Appellant argues that there is legally insufficient evidence that the threat he made against Wylie was made on account of Wylie's service as a public servant. We disagree. The record reflects that the only contact Wylie ever had with Appellant or his family was in the context of his service as a juvenile probation officer. Wylie testified that in a previous meeting, Appellant had stated that if "this thing is not dropped, then somebody's going to get hurt." Wylie also testified that Appellant was wanting to fight Wylie from doing his job. Juvenile Probation Officer Melinda Smith testified that Appellant was very belligerent about everybody that could possibly be involved in the case and "wanted everything just dropped." During the meeting with Wylie, Appellant threatened to stomp Wylie's "ass" approximately six times. From our review of the evidence, it is apparent that there was not an instant during the March 2, 2000 meeting where the exchange between Appellant and Wylie was pleasant. We conclude that there was some evidence that Appellant's animosity against Wylie was not limited to Wylie alone, but rather was directed against Wylie and others who were involved with Appellant's son's case. It follows that Appellant's threats to "stomp [Wylie's] ass" were on account of Wylie's service as Appellant's son's juvenile probation officer. Therefore, the evidence was legally sufficient to support the jury's verdict. Appellant's first issue is overruled.
In his second issue, Appellant contends that the evidence is factually insufficient to support
the jury's verdict. In considering factual sufficiency, we first assume that the evidence is legally sufficient under the Jackson standard. See Clewis v. State, 922 S.W.2d 126, 134 (Tex. Crim. App. 1996). We then consider all of the evidence in the record related to Appellant's sufficiency challenge, not just the evidence which supports the verdict. Id. We review the evidence weighed by the jury which tends to prove the existence of the fact in dispute, and compare it to the evidence which tends to disprove that fact. See Santellan v. State, 939 S.W.2d 155, 164 (Tex. Crim. App. 1997). We may disagree with the jury's determination, even if probative evidence exists which supports the verdict. See Clewis, 922 S.W.2d at 133. However, our evaluation should not substantially intrude upon the jury's role as the sole judge of the weight and credibility of witness testimony. See Santellan, 939 S.W.2d at 164. Where there is conflicting evidence, the jury's verdict on such matters is generally regarded as conclusive. See VanZandt v. State, 932 S.W.2d 88, 96 (Tex. App.-El Paso 1996, pet. ref'd). Ultimately, we must ask whether a neutral review of all the evidence, both for and against the finding, demonstrates that the proof of guilt is so obviously weak as to undermine our confidence in the jury's determination, or the proof of guilt, although adequate if taken alone, is greatly outweighed by contrary proof. Johnson v. State, 23 S.W.3d 1, 11 (Tex. Crim. App. 2000). A verdict will be set aside "only if the evidence supporting guilt is so obviously weak, or the contrary evidence so overwhelmingly outweighs the supporting evidence, as to render the conviction clearly wrong and manifestly unjust." Ortiz v. State, No. 73692, 2002 WL 31116634, at *5 (Tex. Crim. App. Sept. 25, 2002).

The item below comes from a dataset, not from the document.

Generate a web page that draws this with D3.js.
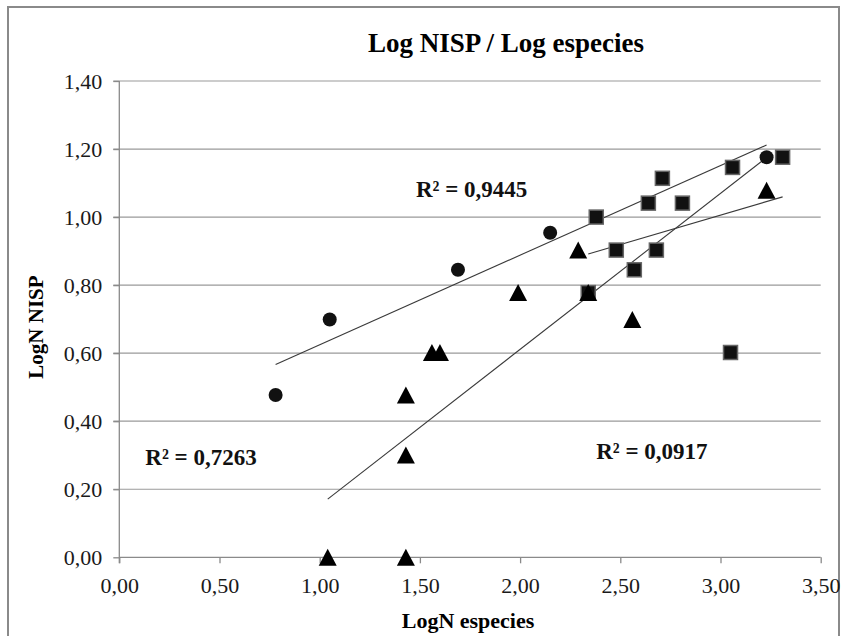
<!DOCTYPE html>
<html><head><meta charset="utf-8">
<script src="https://cdn.jsdelivr.net/npm/d3@7"></script>
<style>html,body{margin:0;padding:0;background:#fff;}svg{display:block;}</style>
</head><body>
<svg id="c" width="846" height="636"></svg>
<script>
const titleText = "Log NISP / Log especies";
const xTitle = "LogN especies";
const yTitle = "LogN NISP";
const xTicks = [0, 0.5, 1.0, 1.5, 2.0, 2.5, 3.0, 3.5];
const yTicks = [0, 0.2, 0.4, 0.6, 0.8, 1.0, 1.2, 1.4];
const circles = [[0.78,0.477],[1.05,0.699],[1.69,0.845],[2.15,0.954],[3.23,1.176]];
const squares = [[2.34,0.778],[2.38,1.0],[2.48,0.903],[2.57,0.845],[2.64,1.041],[2.68,0.903],[2.71,1.114],[2.81,1.041],[3.05,0.602],[3.06,1.146],[3.31,1.176]];
const triangles = [[1.04,0],[1.43,0],[1.43,0.301],[1.43,0.477],[1.56,0.602],[1.60,0.602],[1.99,0.778],[2.29,0.903],[2.34,0.778],[2.56,0.699],[3.23,1.079]];
const r2Labels = ["R² = 0,9445", "R² = 0,7263", "R² = 0,0917"];
const r2Pos = [[1.48, 1.06], [0.13, 0.27], [2.38, 0.29]]; // data-space anchors for labels

const svg = d3.select("#c");
const serif = "'Liberation Serif','Times New Roman',serif";
const x = d3.scaleLinear().domain([0, 3.5]).range([119.3, 820.7]);
const y = d3.scaleLinear().domain([0, 1.4]).range([557.3, 81]);
const fmt = v => d3.format(".2f")(v).replace(".", ",");

// outer frame
svg.append("rect").attr("x", 8).attr("y", 7).attr("width", 831).attr("height", 700)
  .attr("fill", "none").attr("stroke", "#8a8a8a").attr("stroke-width", 2);

// gridlines
svg.append("g").selectAll("line").data(yTicks.filter(d => d > 0)).join("line")
  .attr("x1", x(0) - 6).attr("x2", x(3.5))
  .attr("y1", d => y(d)).attr("y2", d => y(d))
  .attr("stroke", "#9a9a9a").attr("stroke-width", 1.2);

// axes
const ya = svg.append("g").attr("transform", `translate(${x(0)},0)`)
  .call(d3.axisLeft(y).tickValues(yTicks).tickFormat(fmt).tickSize(6).tickPadding(11));
const xa = svg.append("g").attr("transform", `translate(0,${y(0)})`)
  .call(d3.axisBottom(x).tickValues(xTicks).tickFormat(fmt).tickSize(6).tickPadding(14));
[ya, xa].forEach(g => {
  g.select(".domain").attr("stroke", "#8a8a8a").attr("stroke-width", 1.3);
  g.selectAll(".tick line").attr("stroke", "#8a8a8a").attr("stroke-width", 1.3);
  g.selectAll(".tick text").attr("font-family", serif).attr("font-size", 22).attr("fill", "#1a1a1a");
});
xa.select(".domain").attr("d", `M${x(0)},0H${x(3.5)}`);
ya.select(".domain").attr("d", `M0,${y(1.4)}V${y(0)+6}`);

// trendlines
function fit(pts) {
  const mx = d3.mean(pts, d => d[0]), my = d3.mean(pts, d => d[1]);
  const sxy = d3.sum(pts, d => (d[0]-mx)*(d[1]-my)), sxx = d3.sum(pts, d => (d[0]-mx)**2);
  const b = sxy / sxx, a = my - b*mx;
  const [x0, x1] = d3.extent(pts, d => d[0]);
  return [[x0, a + b*x0], [x1, a + b*x1]];
}
const line = d3.line().x(d => x(d[0])).y(d => y(d[1]));
[circles, squares, triangles].forEach(s => {
  svg.append("path").attr("d", line(fit(s))).attr("fill", "none")
    .attr("stroke", "#3a3a3a").attr("stroke-width", 1.1);
});

// markers
svg.append("g").selectAll("circle").data(circles).join("circle")
  .attr("cx", d => x(d[0])).attr("cy", d => y(d[1])).attr("r", 7).attr("fill", "#111");
svg.append("g").selectAll("rect").data(squares).join("rect")
  .attr("x", d => x(d[0]) - 7).attr("y", d => y(d[1]) - 7).attr("width", 14).attr("height", 14)
  .attr("fill", "#111").attr("stroke", "#666").attr("stroke-width", 1.5);
svg.append("g").selectAll("path").data(triangles).join("path")
  .attr("transform", d => `translate(${x(d[0])},${y(d[1])})`)
  .attr("d", "M0,-8.5L9,8.5L-9,8.5Z").attr("fill", "#000");

// R² labels
svg.append("g").selectAll("text").data(r2Labels).join("text")
  .attr("x", (d, i) => x(r2Pos[i][0])).attr("y", (d, i) => y(r2Pos[i][1]))
  .attr("font-family", serif).attr("font-size", 23).attr("font-weight", "bold").attr("fill", "#111")
  .text(d => d);

// titles
svg.append("text").attr("x", 506).attr("y", 52).attr("text-anchor", "middle")
  .attr("font-family", serif).attr("font-size", 27).attr("font-weight", "bold").text(titleText);
svg.append("text").attr("x", 468).attr("y", 628).attr("text-anchor", "middle")
  .attr("font-family", serif).attr("font-size", 22).attr("font-weight", "bold").text(xTitle);
svg.append("text").attr("transform", "translate(43,327) rotate(-90)").attr("text-anchor", "middle")
  .attr("font-family", serif).attr("font-size", 21).attr("font-weight", "bold").text(yTitle);
</script>
</body></html>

Here, Appellant directs us to Wylie's testimony that at some point, the March 2 argument between Wylie and Appellant stopped being about business and became personal. Appellant further notes that Wylie, when asked if Appellant's "stomp your ass" threat was predicated on the statement "don't call my wife a liar," testified that "that was involved in this incident." Considering such evidence, Appellant argues that the only reasonable conclusion is that Appellant's threats were made because Appellant felt that Wylie had called his wife a liar or were made as a result of a disagreement the two were having about the time and place of the appointment.
Appellant's interpretation of these specific excerpts from Wylie's testimony is not unreasonable. However, in conducting a factual sufficiency review, we do not consider isolated excerpts of testimony in a vacuum, but rather consider all of the evidence in the record related to Appellant's sufficiency challenge. See Clewis, 922 S.W.2d at 134. As we have noted above, there is a significant amount of evidence to suggest that Appellant's threats to "stomp [Wylie's] ass" were on account of Wylie's service as Appellant's son's juvenile probation officer. We iterate that our evaluation should not substantially intrude upon the jury's role as the sole judge of the weight and credibility of witness testimony, see Santellan, 939 S.W.2d at 164, and that where there is conflicting evidence, the jury's verdict on such matters is generally regarded as conclusive. See VanZandt v. State, 932 S.W.2d at 96. Based on our review of the record, we conclude that the evidence supporting the jury's verdict is not weak, nor do the excerpts of Wylie's testimony cited by Appellant overwhelmingly outweigh the evidence supporting the jury's verdict so as to cause us to conclude that Appellant's conviction is clearly wrong and manifestly unjust See Ortiz, No. 73692, 2002 WL 31116634, at *5 (Tex. Crim. App. Sept. 25, 2002). Therefore, we hold that the evidence is factually sufficient to support the jury's verdict. Appellant's second issue is overruled.
Accordingly, we affirm the judgment of the trial court.
Opinion delivered November 20, 2002.
Panel consisted of Gohmert, Jr., C.J., Worthen, J., and Griffith, J.